**EXERCISE DIRECTIONS**
Starting with the first line of the listing, quote each line exactly until and including the one with "27.9,-68.5,153.6,5.9,101.9,53.7,59.3,188.2,-68.3,-23];", leaving pictures out.

**AVAILABLE DATA**
********************
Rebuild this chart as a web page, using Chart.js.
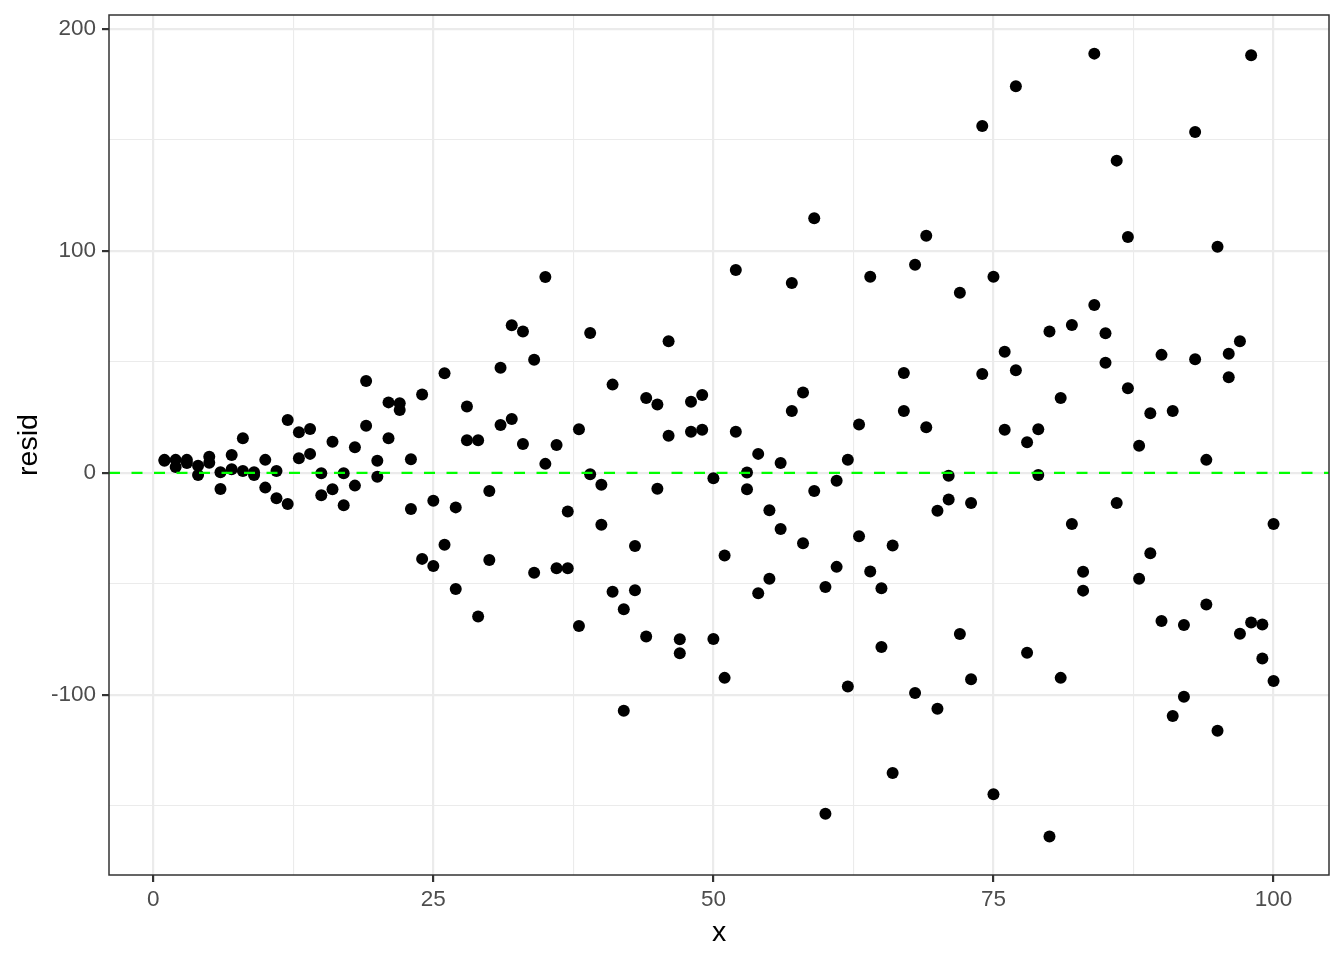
<!DOCTYPE html>
<html lang="en">
<head>
    <meta charset="UTF-8">
    <title>Residuals vs x</title>
    <script src="https://cdn.jsdelivr.net/npm/chart.js"></script>
    <style>
        body { margin: 0; background: #fff; }
        #wrap { width: 1344px; height: 960px; }
    </style>
</head>
<body>
    <div id="wrap"><canvas id="residChart" width="1344" height="960"></canvas></div>

    <script>
        // x positions (two residuals per x)
        const xValues = [1,2,3,4,5,6,7,8,9,10,11,12,13,14,15,16,17,18,19,20,
            21,22,23,24,25,26,27,28,29,30,31,32,33,34,35,36,37,38,39,40,
            41,42,43,44,45,46,47,48,49,50,51,52,53,54,55,56,57,58,59,60,
            61,62,63,64,65,66,67,68,69,70,71,72,73,74,75,76,77,78,79,80,
            81,82,83,84,85,86,87,88,89,90,91,92,93,94,95,96,97,98,99,100];

        // first residual at each x
        const residA = [5.9,5.9,5.9,3.2,7.3,0.3,8.1,15.6,-0.9,5.9,
            0.9,23.9,18.3,19.8,-0.1,14.1,-0.1,11.6,41.4,5.5,
            31.8,31.4,6.2,35.4,-12.5,44.9,-15.5,29.9,14.7,-8.1,
            47.4,66.5,63.7,51,88.3,12.6,-17.4,19.7,63.1,-5.3,
            39.8,-61.4,-32.9,33.8,30.8,59.3,-74.9,32.1,35.1,-2.4,
            -37.2,91.4,0.2,8.6,-16.8,4.5,85.6,36.2,114.7,-51.4,
            -3.5,6,21.8,88.4,-51.9,-32.7,45,93.8,106.9,-17,
            -1.2,81.2,-13.5,156.3,88.4,54.6,174.2,13.8,19.7,63.7,
            33.8,66.7,-44.5,188.9,62.9,140.7,106.3,12.3,26.9,53.2,
            27.9,-68.5,153.6,5.9,101.9,53.7,59.3,188.2,-68.3,-23];

        // second residual at each x
        const residB = [5.5,2.7,4.5,-0.9,4.6,-7.2,1.7,0.9,0.3,-6.6,
            -11.4,-14,6.6,8.6,-10,-7.3,-14.5,-5.7,21.3,-1.7,
            15.6,28.4,-16.2,-38.7,-41.9,-32.3,-52.3,14.7,-64.7,-39.2,
            21.6,24.3,13.1,-44.9,4.1,-42.9,-42.9,-68.9,-0.6,-23.3,
            -53.5,-107.1,-52.8,-73.7,-7.1,16.8,-81.2,18.6,19.5,-74.8,
            -92.3,18.6,-7.3,-54.2,-47.7,-25.2,27.9,-31.7,-8.1,-153.5,
            -42.3,-96.2,-28.5,-44.4,-78.4,-135.1,27.9,-99.1,20.6,-106.2,
            -11.9,-72.5,-92.9,44.6,-144.7,19.5,46.3,-81,-0.9,-163.8,
            -92.3,-23,-53,75.7,49.7,-13.5,38.2,-47.7,-36.2,-66.7,
            -109.5,-100.8,51.2,-59.3,-116.1,43.1,-72.4,-67.4,-83.6,-93.7];

        const xTicks = [0, 12.5, 25, 37.5, 50, 62.5, 75, 87.5, 100];
        const xLabels = ['0', '25', '50', '75', '100'];
        const yTicks = [-150, -100, -50, 0, 50, 100, 150, 200];
        const yLabels = ['-100', '0', '100', '200'];

        const points = [];
        xValues.forEach((x, i) => {
            points.push({ x: x, y: residA[i] });
            points.push({ x: x, y: residB[i] });
        });

        const isMajor = (v, labels) => labels.includes(String(v));
        const FONT = 'Liberation Sans, Arial, sans-serif';

        // panel border + dashed zero line
        const panelPlugin = {
            id: 'panel',
            afterDatasetsDraw(chart) {
                const { ctx, chartArea: a, scales } = chart;
                const y0 = scales.y.getPixelForValue(0);
                ctx.save();
                ctx.strokeStyle = '#00ff00';
                ctx.lineWidth = 2.2;
                ctx.setLineDash([11, 11.5]);
                ctx.beginPath();
                ctx.moveTo(a.left, y0);
                ctx.lineTo(a.right, y0);
                ctx.stroke();
                ctx.setLineDash([]);
                ctx.strokeStyle = '#333333';
                ctx.lineWidth = 1.5;
                ctx.strokeRect(a.left, a.top, a.right - a.left, a.bottom - a.top);
                ctx.restore();
            }
        };

        const gridOpts = (labels) => ({
            color: '#ebebeb',
            lineWidth: c => isMajor(c.tick.value, labels) ? 2.2 : 1.1,
            tickColor: c => isMajor(c.tick.value, labels) ? '#333333' : 'rgba(0,0,0,0)',
            tickWidth: 2.2,
            tickLength: 7,
            drawTicks: true
        });

        const ctx = document.getElementById('residChart').getContext('2d');
        new Chart(ctx, {
            type: 'scatter',
            data: {
                datasets: [{
                    label: 'resid',
                    data: points,
                    backgroundColor: '#000000',
                    borderWidth: 0,
                    pointRadius: 6,
                    pointHoverRadius: 6
                }]
            },
            options: {
                responsive: false,
                animation: false,
                layout: { padding: { top: 15, right: 15, left: 0, bottom: 0 } },
                plugins: { legend: { display: false }, tooltip: { enabled: false } },
                scales: {
                    x: {
                        type: 'linear',
                        min: -3.95,
                        max: 104.95,
                        afterBuildTicks: s => { s.ticks = xTicks.map(v => ({ value: v })); },
                        afterFit: s => { s.height = 85; s.paddingLeft = 0; s.paddingRight = 0; },
                        grid: gridOpts(xLabels),
                        border: { display: false },
                        ticks: {
                            autoSkip: false,
                            maxRotation: 0,
                            padding: 4,
                            color: '#4d4d4d',
                            font: { family: FONT, size: 22.5 },
                            callback: v => isMajor(v, xLabels) ? String(v) : ''
                        },
                        title: {
                            display: true,
                            text: 'x',
                            color: '#000000',
                            padding: { top: 0, bottom: 13 },
                            font: { family: FONT, size: 28.5, lineHeight: 1 }
                        }
                    },
                    y: {
                        type: 'linear',
                        min: -181.1,
                        max: 206.3,
                        afterBuildTicks: s => { s.ticks = yTicks.map(v => ({ value: v })); },
                        afterFit: s => { s.width = 109; s.paddingTop = 0; s.paddingBottom = 0; },
                        grid: gridOpts(yLabels),
                        border: { display: false },
                        ticks: {
                            autoSkip: false,
                            padding: 6,
                            color: '#4d4d4d',
                            font: { family: FONT, size: 22.5 },
                            callback: v => isMajor(v, yLabels) ? String(v) : ''
                        },
                        title: {
                            display: true,
                            text: 'resid',
                            color: '#000000',
                            padding: { top: 15, bottom: 0 },
                            font: { family: FONT, size: 28.5, lineHeight: 1 }
                        }
                    }
                }
            },
            plugins: [panelPlugin]
        });
    </script>
</body>
</html>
********************
**ANSWER IN FULL**
Rebuild this chart as a web page, using Chart.js.
<!DOCTYPE html>
<html lang="en">
<head>
    <meta charset="UTF-8">
    <title>Residuals vs x</title>
    <script src="https://cdn.jsdelivr.net/npm/chart.js"></script>
    <style>
        body { margin: 0; background: #fff; }
        #wrap { width: 1344px; height: 960px; }
    </style>
</head>
<body>
    <div id="wrap"><canvas id="residChart" width="1344" height="960"></canvas></div>

    <script>
        // x positions (two residuals per x)
        const xValues = [1,2,3,4,5,6,7,8,9,10,11,12,13,14,15,16,17,18,19,20,
            21,22,23,24,25,26,27,28,29,30,31,32,33,34,35,36,37,38,39,40,
            41,42,43,44,45,46,47,48,49,50,51,52,53,54,55,56,57,58,59,60,
            61,62,63,64,65,66,67,68,69,70,71,72,73,74,75,76,77,78,79,80,
            81,82,83,84,85,86,87,88,89,90,91,92,93,94,95,96,97,98,99,100];

        // first residual at each x
        const residA = [5.9,5.9,5.9,3.2,7.3,0.3,8.1,15.6,-0.9,5.9,
            0.9,23.9,18.3,19.8,-0.1,14.1,-0.1,11.6,41.4,5.5,
            31.8,31.4,6.2,35.4,-12.5,44.9,-15.5,29.9,14.7,-8.1,
            47.4,66.5,63.7,51,88.3,12.6,-17.4,19.7,63.1,-5.3,
            39.8,-61.4,-32.9,33.8,30.8,59.3,-74.9,32.1,35.1,-2.4,
            -37.2,91.4,0.2,8.6,-16.8,4.5,85.6,36.2,114.7,-51.4,
            -3.5,6,21.8,88.4,-51.9,-32.7,45,93.8,106.9,-17,
            -1.2,81.2,-13.5,156.3,88.4,54.6,174.2,13.8,19.7,63.7,
            33.8,66.7,-44.5,188.9,62.9,140.7,106.3,12.3,26.9,53.2,
            27.9,-68.5,153.6,5.9,101.9,53.7,59.3,188.2,-68.3,-23];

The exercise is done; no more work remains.